The Business Case: Analyzing the Long-Term Financial Benefits
Modules built to the DESERT+ specification may have a 5–8% higher initial production cost due to premium materials. However, this modest upfront investment yields substantial long-term financial returns.
The key metric for any power plant is the Levelized Cost of Energy (LCOE)—the total lifetime cost of the plant divided by its total lifetime energy production. Because DESERT+ modules degrade slower and produce more energy over their lifespan, they result in a significantly lower LCOE.
This combination of extended lifespan and higher energy yield creates a compelling value proposition for project developers and financiers, making locally produced, climate-optimized modules a more financially sound investment over the long term.
Establishing a turnkey solar manufacturing line configured to produce modules with these specifications allows a new market entrant to offer a technologically superior product tailored to the most significant projects in the region.
Frequently Asked Questions (FAQ)
Is it significantly more complex to manufacture DESERT+ modules?
The core manufacturing process remains largely the same. The primary difference lies in the careful selection of materials (the bill of materials) and the calibration of machinery, such as the laminator, to work with materials like POE. These are process adjustments rather than a complete technological overhaul.
What is the typical factory size needed to produce these modules?
A profitable entry into the market typically starts with a 20 MW to 50 MW annual production capacity. This size is sufficient to supply several large-scale local projects per year and can be staffed by a team of approximately 25–30 employees once fully operational.
Can modules built to these specifications be certified to international standards?
Yes. These modules can and should be certified according to IEC and other international standards. In fact, their enhanced durability and resistance to known failure modes like PID are strong positive factors during the certification process and for securing project financing.

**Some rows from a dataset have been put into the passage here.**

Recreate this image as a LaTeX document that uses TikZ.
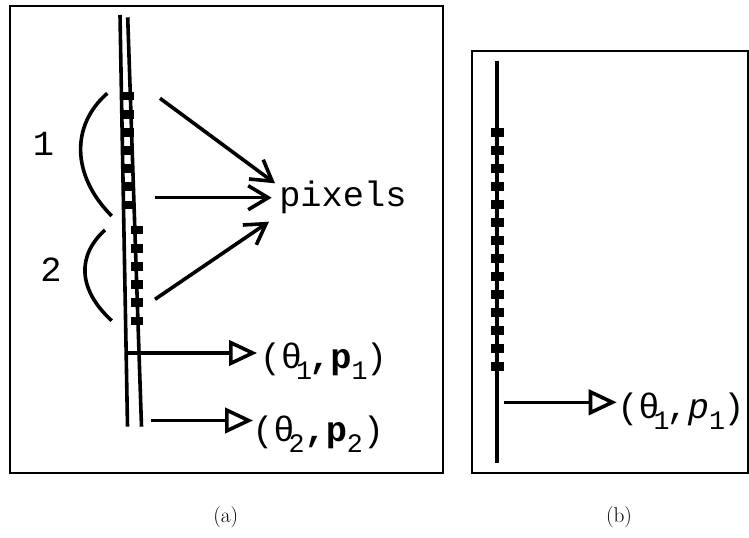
\documentclass[tikz,border=0pt]{standalone}
\usepackage{fontspec}
\newfontfamily\monofam{Liberation Mono}
\usetikzlibrary{arrows.meta}
\newcommand\subsc[2][0.37em]{\kern-0.17em\rlap{\raisebox{-8.5pt}{\mdseries\upshape\fontsize{20}{20}\selectfont #2}}\kern#1}
\newcommand\subsp[2][0.4em]{\rlap{\raisebox{-8.5pt}{\mdseries\upshape\fontsize{20}{20}\selectfont #2}}\kern#1}
\begin{document}
\begin{tikzpicture}[x=0.75pt,y=-0.75pt,
  heavy/.style={line width=2.7pt},
  frame/.style={line width=1.5pt},
  pixbox/.style={fill=black},
  pixarrow/.style={line width=2.7pt,-{Straight Barb[length=15pt,width=18pt]}},
  outarrow/.style={line width=2.7pt,-{Triangle[open,length=21pt,width=19pt]}},
  lbl/.style={font=\monofam\fontsize{26.5}{28}\selectfont, inner sep=0pt},
  captext/.style={font=\fontsize{16}{18}\selectfont, inner sep=0pt, anchor=base},
]
\useasboundingbox (0,0) rectangle (749,538);

% ---------- panel (a) ----------
\draw[frame] (10,6) rectangle (443,473);

\coordinate (laTop) at (120,15);
\coordinate (laBot) at (127.5,426.7);
\coordinate (lbTop) at (127.7,17.3);
\coordinate (lbBot) at (141.5,426.7);
\draw[heavy] (laTop) -- (laBot);
\draw[heavy] (lbTop) -- (lbBot);

\foreach \k in {0,...,6}
  \fill[pixbox] (121.7,{92+18.1*\k}) rectangle ++(12.6,8.5);
\foreach \k in {0,...,5}
  \fill[pixbox] (130.7,{226+18.1*\k}) rectangle ++(12.6,8.5);

% brackets
\coordinate (b1s) at (107.3,93.3);
\coordinate (b1e) at (111.7,216);
\coordinate (b2s) at (105,230);
\coordinate (b2e) at (111.7,320.7);
\draw[heavy] (b1s) .. controls (71,125) and (71,175) .. (b1e);
\draw[heavy] (b2s) .. controls (77.2,255) and (77.2,289) .. (b2e);

\node[lbl] (one) at (43.5,144) {1};
\node[lbl] (two) at (51,269.5) {2};

% pixels
\node[lbl, anchor=base west] (pix) at (279,207) {pixels};
\coordinate (p1s) at (160,98.3);
\coordinate (p1e) at (275,183.3);
\coordinate (p2s) at (155,197.7);
\coordinate (p2e) at (271.7,197.7);
\coordinate (p3s) at (155,299.3);
\coordinate (p3e) at (269,221.7);
\draw[pixarrow] (p1s) -- (p1e);
\draw[pixarrow] (p2s) -- (p2e);
\draw[pixarrow] (p3s) -- (p3e);

% parameter arrows
\coordinate (q1s) at (127,353);
\coordinate (q1e) at (257,353);
\coordinate (q2s) at (151,420.5);
\coordinate (q2e) at (253,420.5);
\draw[outarrow] (q1s) -- (q1e);
\draw[outarrow] (q2s) -- (q2e);
\node[lbl, anchor=base west] (par1) at (259.5,368.5) {(θ\subsc{1}{\bfseries ,p}\subsp{1})};
\node[lbl, anchor=base west] (par2) at (252,441) {(θ\subsc[0.45em]{2}{\bfseries ,p}\subsp[0.45em]{2})};

\node[captext] (capa) at (225.8,522) {(a)};

% ---------- panel (b) ----------
\draw[frame] (472,50.7) rectangle (748,472.7);
\coordinate (lcTop) at (496.7,60.7);
\coordinate (lcBot) at (496.7,463);
\draw[heavy] (lcTop) -- (lcBot);
\foreach \k in {0,...,13}
  \fill[pixbox] (490.7,{128.2+18*\k}) rectangle ++(13.3,9);
\coordinate (q3s) at (504,402.3);
\coordinate (q3e) at (616.7,402.3);
\draw[outarrow] (q3s) -- (q3e);
\node[lbl, anchor=base west] (par3) at (617,418) {(θ\subsc{1},{\itshape p}\subsp{1})};

\node[captext] (capb) at (619,522) {(b)};
\end{tikzpicture}
\end{document}
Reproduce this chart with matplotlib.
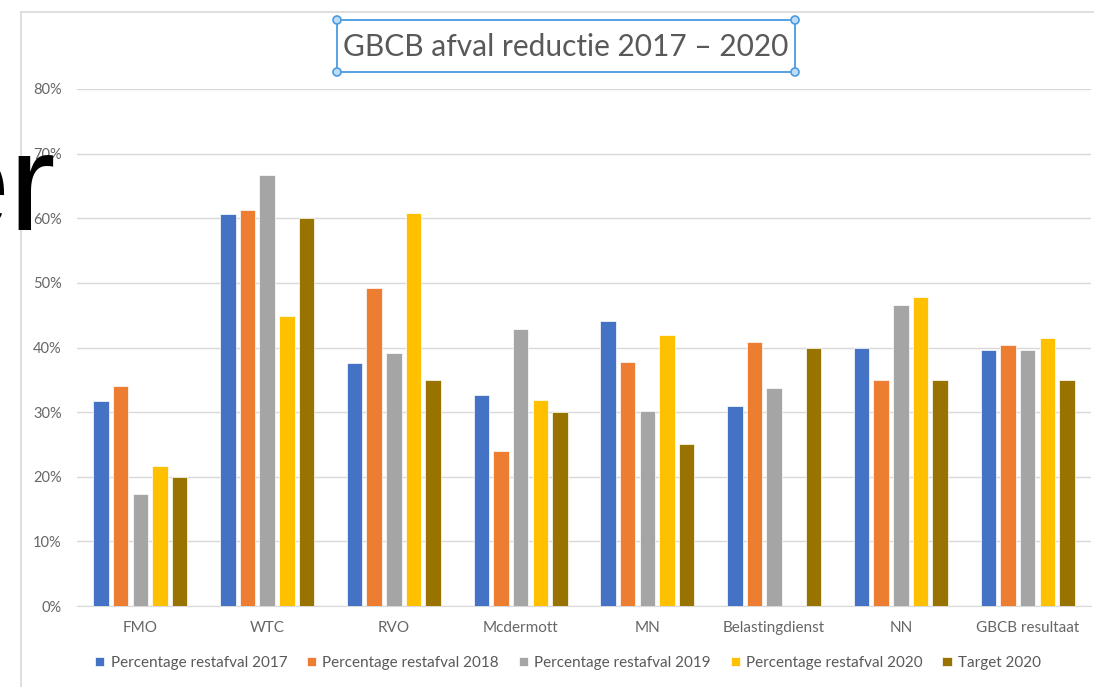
import matplotlib
matplotlib.use("Agg")
import matplotlib.pyplot as plt
import numpy as np
from matplotlib.patches import Rectangle, Circle

plt.rcParams['font.family'] = ['Lato', 'DejaVu Sans']

# data
categories = ['FMO', 'WTC', 'RVO', 'Mcdermott', 'MN', 'Belastingdienst', 'NN', 'GBCB resultaat']
series_names = ['Percentage restafval 2017', 'Percentage restafval 2018',
                'Percentage restafval 2019', 'Percentage restafval 2020', 'Target 2020']
rest_2017 = [0.317, 0.607, 0.376, 0.327, 0.441, 0.309, 0.400, 0.396]
rest_2018 = [0.341, 0.613, 0.492, 0.240, 0.378, 0.409, 0.350, 0.404]
rest_2019 = [0.174, 0.667, 0.391, 0.429, 0.302, 0.337, 0.465, 0.396]
rest_2020 = [0.217, 0.448, 0.608, 0.319, 0.419, 0.0, 0.478, 0.415]
target_2020 = [0.20, 0.60, 0.35, 0.30, 0.25, 0.40, 0.35, 0.35]
yticks = [0, 0.1, 0.2, 0.3, 0.4, 0.5, 0.6, 0.7, 0.8]
ytick_labels = ['0%', '10%', '20%', '30%', '40%', '50%', '60%', '70%', '80%']
title = 'GBCB afval reductie 2017 \u2013 2020'

colors = ['#4472C4', '#ED7D31', '#A5A5A5', '#FFC000', '#997300']
values = [rest_2017, rest_2018, rest_2019, rest_2020, target_2020]

W, H = 1094, 687
fig = plt.figure(figsize=(W / 100, H / 100), dpi=100)
fig.patch.set_facecolor('white')

# plot area in pixels
left, right, top, bottom = 77, 1091, 89, 606
ax = fig.add_axes([left / W, (H - bottom) / H, (right - left) / W, (bottom - top) / H])

x = np.arange(len(categories))
pitch = 0.155
bw = 0.122
for k, (vals, c, name) in enumerate(zip(values, colors, series_names)):
    ax.bar(x + (k - 2) * pitch, vals, width=bw, color=c, label=name,
           edgecolor='white', linewidth=0.5, zorder=3)

ax.set_xlim(-0.5, len(categories) - 0.5)
ax.set_ylim(0, 0.8)
ax.set_yticks(yticks)
ax.set_yticklabels(ytick_labels)
ax.set_xticks(x)
ax.set_xticklabels(categories)
ax.tick_params(axis='both', length=0, colors='#666666', labelsize=11)
ax.tick_params(axis='y', pad=11, labelsize=10.5)
ax.tick_params(axis='x', pad=11)
ax.grid(axis='y', color='#D9D9D9', linewidth=1, zorder=0)
for s in ['top', 'right', 'left']:
    ax.spines[s].set_visible(False)
ax.spines['bottom'].set_color('#D9D9D9')
ax.set_facecolor('none')

handles, labels = ax.get_legend_handles_labels()
fig.legend(handles, labels, loc='center', ncol=5, frameon=False,
           bbox_to_anchor=(568 / W, (H - 663) / H), fontsize=11,
           handlelength=0.6, handleheight=0.6, handletextpad=0.4,
           columnspacing=1.3, labelcolor='#595959')

# overlay in pixel coordinates for the frame, title box and stray text
ov = fig.add_axes([0, 0, 1, 1])
ov.set_xlim(0, W)
ov.set_ylim(H, 0)
ov.axis('off')
ov.set_facecolor('none')

ov.plot([21, W], [12, 12], color='#D9D9D9', lw=1.2)
ov.plot([21, 21], [12, H], color='#D9D9D9', lw=1.2)

bx0, by0, bx1, by1 = 337, 20, 795, 72
ov.add_patch(Rectangle((bx0, by0), bx1 - bx0, by1 - by0, fill=False,
                       edgecolor='#4A9BE0', lw=1.3))
for cx, cy in [(bx0, by0), (bx1, by0), (bx0, by1), (bx1, by1)]:
    ov.add_patch(Circle((cx, cy), 4, facecolor='#BFDDF7', edgecolor='#4A9BE0', lw=1.2, zorder=5))
ov.text((bx0 + bx1) / 2, (by0 + by1) / 2 + 1, title, ha='center', va='center',
        fontsize=21.5, color='#595959')

ov.text(1002, 3, 'Bank', ha='center', va='bottom', fontsize=11, color='#A8A832')

ov.text(55, 230, 'er', ha='right', va='baseline', fontsize=100,
        family=['Liberation Sans', 'DejaVu Sans'], color='black', zorder=10)

fig.savefig('out.png', dpi=100)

How does this affect the factory’s supply chain?
It requires establishing relationships with suppliers for specialized materials like POE encapsulants and high-quality, UV-stable backsheets. Based on experience from J.v.G. turnkey projects, creating a resilient supply chain for these key components is a critical part of the initial factory planning phase.
Next Steps: From Concept to Production
The challenge of module degradation in arid climates is not a barrier but a business opportunity. By focusing on manufacturing a superior product engineered for local conditions, a Namibian solar module factory can establish itself as a market leader, insulated from the price-driven competition of standard, imported modules.
This approach requires careful planning, a solid understanding of the technology, and a clear business strategy. Building a durable, high-performance solar module is the first step toward building a durable, high-performance business.